Mr. Smith was arrested on the scene. He told the police on the scene that Mr. Paho had not touched him.

At trial, Mr. Smith testified to a somewhat different version of events. According to Mr. Smith, Mr. Paho drove up behind Mr. Smith, honked at him, and came dangerously close to sideswiping him. Mr. Paho then drove around Mr. Smith, and Mr. Smith tapped the back of the car with his hand. Mr. Paho pulled over, and Mr. Smith at first rode by. Mr. Smith circled back, however, after Mr. Paho yelled that he was calling the police because Mr. Smith had damaged the car. The two then got in a verbal argument, standing within two to three feet of each other. Mr. Smith called Mr. Paho the n-word, in order "to emotionally hurt him." Mr. Smith acknowledged that he had previously falsely denied using the n-word during the incident, but he testified that he had denied using the n-word because he was ashamed that he had used that word. Mr. Smith acknowledged having used the word to another Black person in a later incident.

During the argument, Mr. Paho grabbed Mr. Smith's wrist and bicycle and threatened Mr. Smith. Mr. Smith then hit Mr. Paho's hand twice with a bicycle lock. Mr. Paho still did not let go of Mr. Smith's wrist, so Mr. Smith hit Mr. Paho with the lock once in the head.

II.

The United States charged Mr. Smith with committing assault because of racial bias. D.C. Code § 22-3703 (person found guilty of bias-related crime may be imprisoned for up to 1-1/2 times otherwise applicable maximum term of imprisonment). That issue was submitted to the jury, which was unable to reach a unanimous verdict on the issue.

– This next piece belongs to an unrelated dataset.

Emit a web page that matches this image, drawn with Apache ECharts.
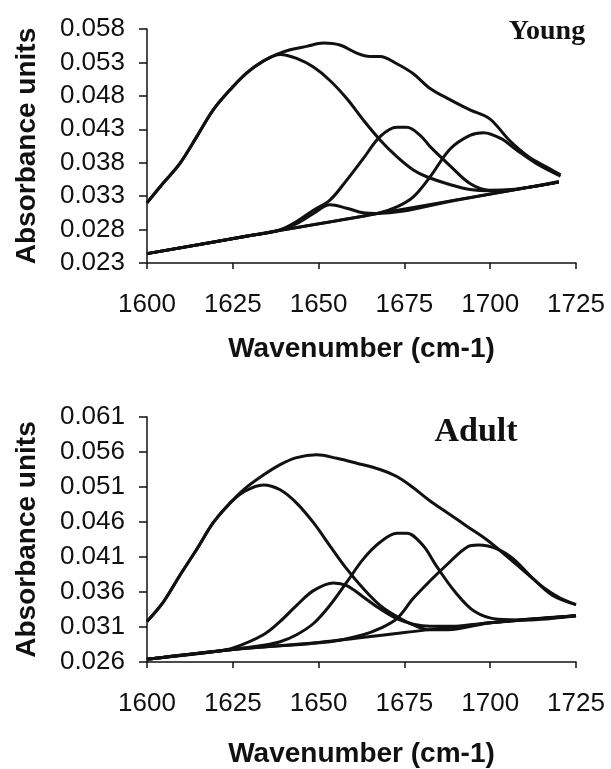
<!DOCTYPE html>
<html>
<head>
<meta charset="utf-8">
<script src="https://cdn.jsdelivr.net/npm/echarts@6/dist/echarts.min.js"></script>
<style>
  html, body { margin: 0; padding: 0; background: #fff; }
  #chart { width: 611px; height: 769px; }
</style>
</head>
<body>
<div id="chart"></div>
<script>
// x ticks (cm-1)
const xTicks = [1600, 1625, 1650, 1675, 1700, 1725]

// Young panel, [wavenumber, absorbance]
const youngBase = 0.023
const youngBaseline = [[1600, 0.0244], [1660, 0.02975], [1720, 0.0351]]
const youngEnvelope = [
  [1600, 0.0320], [1604.8, 0.0350], [1609.6, 0.0379], [1614.5, 0.0419], [1619.3, 0.0459],
  [1624.2, 0.0489], [1629, 0.0514], [1633.9, 0.0532], [1637.8, 0.0542], [1641.7, 0.0549],
  [1646.5, 0.0554], [1651.4, 0.0559], [1656.2, 0.0556], [1661.1, 0.0544], [1665, 0.0539],
  [1667.9, 0.0539], [1672.8, 0.0528], [1677.6, 0.0513], [1682.5, 0.0491], [1688.4, 0.0474],
  [1694.1, 0.0459], [1699.8, 0.0446], [1705.5, 0.0414], [1711.2, 0.0389], [1717, 0.0372],
  [1720.5, 0.0362]
]
const youngBand1 = [
  [1600, 0.0320], [1604.8, 0.0350], [1609.6, 0.0379], [1614.5, 0.0419], [1619.3, 0.0459],
  [1624.2, 0.0489], [1629, 0.0514], [1633.9, 0.0532], [1638.8, 0.0542], [1643.6, 0.0536],
  [1648.5, 0.0523], [1653.3, 0.0503], [1658.2, 0.0476], [1663, 0.0444], [1667.9, 0.0414],
  [1672.8, 0.0389], [1677.6, 0.0369], [1681.5, 0.0359], [1688.4, 0.0347], [1694.1, 0.0340],
  [1699.8, 0.0338], [1705.5, 0.0339], [1712, 0.0344], [1720, 0.0352]
]
const youngBand2 = [
  [1600, 0.0244], [1630, 0.0271], [1637.8, 0.0278], [1643.6, 0.0289], [1648.5, 0.0304],
  [1653.3, 0.0317], [1658.2, 0.0312], [1663, 0.0305], [1667, 0.0304], [1690, 0.0324],
  [1720, 0.0351]
]
const youngBand3 = [
  [1600, 0.0244], [1630, 0.0271], [1638.5, 0.0279], [1643.6, 0.0292], [1648.5, 0.0309],
  [1653.3, 0.0324], [1658.2, 0.0354], [1663, 0.0386], [1667.9, 0.0419], [1672.8, 0.0433],
  [1675.7, 0.0433], [1679.6, 0.0421], [1682.5, 0.0404], [1688.4, 0.0375], [1694.1, 0.0349],
  [1699.8, 0.0339], [1706, 0.0340], [1720, 0.0351]
]
const youngBand4 = [
  [1600, 0.0244], [1640, 0.0280], [1667, 0.0304], [1672.8, 0.0314], [1677.6, 0.0329],
  [1682.5, 0.0359], [1688.4, 0.0401], [1694.1, 0.0421], [1698, 0.0425], [1703.2, 0.0416],
  [1707.7, 0.0399], [1713.4, 0.0379], [1720.5, 0.0360]
]

// Adult panel
const adultBase = 0.026
const adultBaseline = [
  [1600, 0.0264], [1625, 0.0278], [1650, 0.0288], [1675, 0.0302], [1700, 0.0316], [1725, 0.0326]
]
const adultEnvelope = [
  [1600, 0.0318], [1604.8, 0.0346], [1609.6, 0.0384], [1614.5, 0.0421], [1619.3, 0.0459],
  [1624.2, 0.0487], [1628.1, 0.0506], [1633.9, 0.0527], [1638.8, 0.0542], [1643.6, 0.0552],
  [1649.4, 0.0556], [1655.3, 0.0551], [1661.1, 0.0544], [1667.9, 0.0535], [1672.8, 0.0525],
  [1677.6, 0.0509], [1682.5, 0.0490], [1687.6, 0.0473], [1693.2, 0.0454], [1698.9, 0.0435],
  [1704.6, 0.0412], [1710.3, 0.0388], [1715.9, 0.0365], [1720.5, 0.0351], [1725, 0.0342]
]
const adultBand1 = [
  [1600, 0.0318], [1604.8, 0.0346], [1609.6, 0.0384], [1614.5, 0.0421], [1619.3, 0.0459],
  [1624.2, 0.0487], [1628.5, 0.0504], [1633.9, 0.0513], [1638.8, 0.0506], [1643.6, 0.0487],
  [1648.5, 0.0459], [1653.3, 0.0426], [1658.2, 0.0393], [1663, 0.0365], [1667.9, 0.0341],
  [1672.8, 0.0325], [1677.6, 0.0313], [1682.5, 0.0306], [1687.6, 0.0306], [1700, 0.0316],
  [1725, 0.0326]
]
const adultBand2 = [
  [1600, 0.0264], [1620, 0.0275], [1625.1, 0.0280], [1633.9, 0.0299], [1638.8, 0.0318],
  [1643.6, 0.0341], [1648.5, 0.0362], [1654.3, 0.0373], [1658.2, 0.0369], [1663, 0.0353],
  [1667.9, 0.0336], [1672.8, 0.0322], [1677.6, 0.0314], [1682.5, 0.0311], [1690, 0.0311],
  [1700, 0.0316], [1725, 0.0326]
]
const adultBand3 = [
  [1600, 0.0264], [1625, 0.0278], [1633.9, 0.0284], [1638.8, 0.0289], [1643.6, 0.0299],
  [1648.5, 0.0315], [1653.3, 0.0341], [1658.2, 0.0374], [1663, 0.0407], [1667.9, 0.0431],
  [1672.8, 0.0444], [1675.7, 0.0444], [1680.5, 0.0426], [1684.2, 0.0398], [1689.8, 0.0360],
  [1695.5, 0.0332], [1702.3, 0.0321], [1710.3, 0.0320], [1725, 0.0326]
]
const adultBand4 = [
  [1600, 0.0264], [1625, 0.0278], [1653.3, 0.0289], [1663, 0.0299], [1667.9, 0.0308],
  [1672.8, 0.0322], [1677.6, 0.0351], [1682.5, 0.0376], [1687.6, 0.0400], [1693.2, 0.0424],
  [1696.6, 0.0427], [1702.3, 0.0421], [1706.8, 0.0407], [1712.5, 0.0379], [1718.2, 0.0355],
  [1725, 0.0342]
]

const ink = '#111'
const tickFont = '"Liberation Sans", Arial, sans-serif'

// the y axes start at a non-multiple of 0.005, so values are drawn relative to the panel floor
function shift(arr, base) {
  return arr.map(p => [p[0], p[1] - base])
}

function xAxisFor(gridIndex, gap) {
  return {
    type: 'value', gridIndex: gridIndex,
    min: xTicks[0], max: xTicks[xTicks.length - 1], interval: 25,
    name: 'Wavenumber (cm-1)', nameLocation: 'middle', nameGap: gap,
    nameTextStyle: { fontFamily: tickFont, fontWeight: 'bold', fontSize: 28, color: ink },
    axisLine: { lineStyle: { color: ink, width: 1.5 } },
    axisTick: { show: true, length: 6, lineStyle: { color: ink, width: 1.5 } },
    axisLabel: { margin: 29, fontFamily: tickFont, fontSize: 26, color: ink, formatter: v => String(v) },
    splitLine: { show: false }
  }
}

function yAxisFor(gridIndex, base) {
  return {
    type: 'value', gridIndex: gridIndex,
    min: 0, max: 0.035, interval: 0.005,
    name: 'Absorbance units', nameLocation: 'middle', nameGap: 106,
    nameTextStyle: { fontFamily: tickFont, fontWeight: 'bold', fontSize: 28, color: ink },
    axisLine: { show: true, lineStyle: { color: ink, width: 1.5 } },
    axisTick: { show: true, length: 8, lineStyle: { color: ink, width: 1.5 } },
    axisLabel: {
      margin: 22, fontFamily: tickFont, fontSize: 26, color: ink,
      formatter: v => (v + base).toFixed(3)
    },
    splitLine: { show: false }
  }
}

function curve(name, data, base, idx) {
  return {
    name: name, type: 'line', xAxisIndex: idx, yAxisIndex: idx,
    data: shift(data, base), smooth: 0.35, showSymbol: false, silent: true,
    lineStyle: { color: ink, width: 3 }
  }
}

const chart = echarts.init(document.getElementById('chart'))
chart.setOption({
  animation: false,
  backgroundColor: '#fff',
  grid: [
    { left: 147, top: 29, width: 429, height: 234 },
    { left: 147, top: 417, width: 429, height: 247 }
  ],
  xAxis: [xAxisFor(0, 72), xAxisFor(1, 78)],
  yAxis: [yAxisFor(0, youngBase), yAxisFor(1, adultBase)],
  graphic: [
    {
      type: 'text', x: 547, y: 32,
      style: {
        text: 'Young', font: 'bold 28px "Liberation Serif", "Times New Roman", serif',
        fill: ink, textAlign: 'center', textVerticalAlign: 'middle', align: 'center', verticalAlign: 'middle'
      }
    },
    {
      type: 'text', x: 476, y: 432,
      style: {
        text: 'Adult', font: 'bold 34px "Liberation Serif", "Times New Roman", serif',
        fill: ink, textAlign: 'center', textVerticalAlign: 'middle', align: 'center', verticalAlign: 'middle'
      }
    }
  ],
  series: [
    curve('baseline', youngBaseline, youngBase, 0),
    curve('envelope', youngEnvelope, youngBase, 0),
    curve('band 1', youngBand1, youngBase, 0),
    curve('band 2', youngBand2, youngBase, 0),
    curve('band 3', youngBand3, youngBase, 0),
    curve('band 4', youngBand4, youngBase, 0),
    curve('baseline', adultBaseline, adultBase, 1),
    curve('envelope', adultEnvelope, adultBase, 1),
    curve('band 1', adultBand1, adultBase, 1),
    curve('band 2', adultBand2, adultBase, 1),
    curve('band 3', adultBand3, adultBase, 1),
    curve('band 4', adultBand4, adultBase, 1)
  ]
})
</script>
</body>
</html>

In the trial court, Mr. Smith wanted to prevent the jury from hearing evidence of his use of the n-word. Mr. Smith therefore requested that the trial court either (1) itself decide whether the assault was racially motivated; or, failing that, (2) inform the jury that Mr. Smith stipulated that the assault was racially motivated. Mr. Smith also asked the trial court to "sanitize" the evidence of the use of the n-word. The trial court denied those requests.

A. Background

Several of Mr. Smith's arguments on this issue rest on the premise that the bias enhancement is a sentencing factor rather than an element of an aggravated crime. We disagree with that premise.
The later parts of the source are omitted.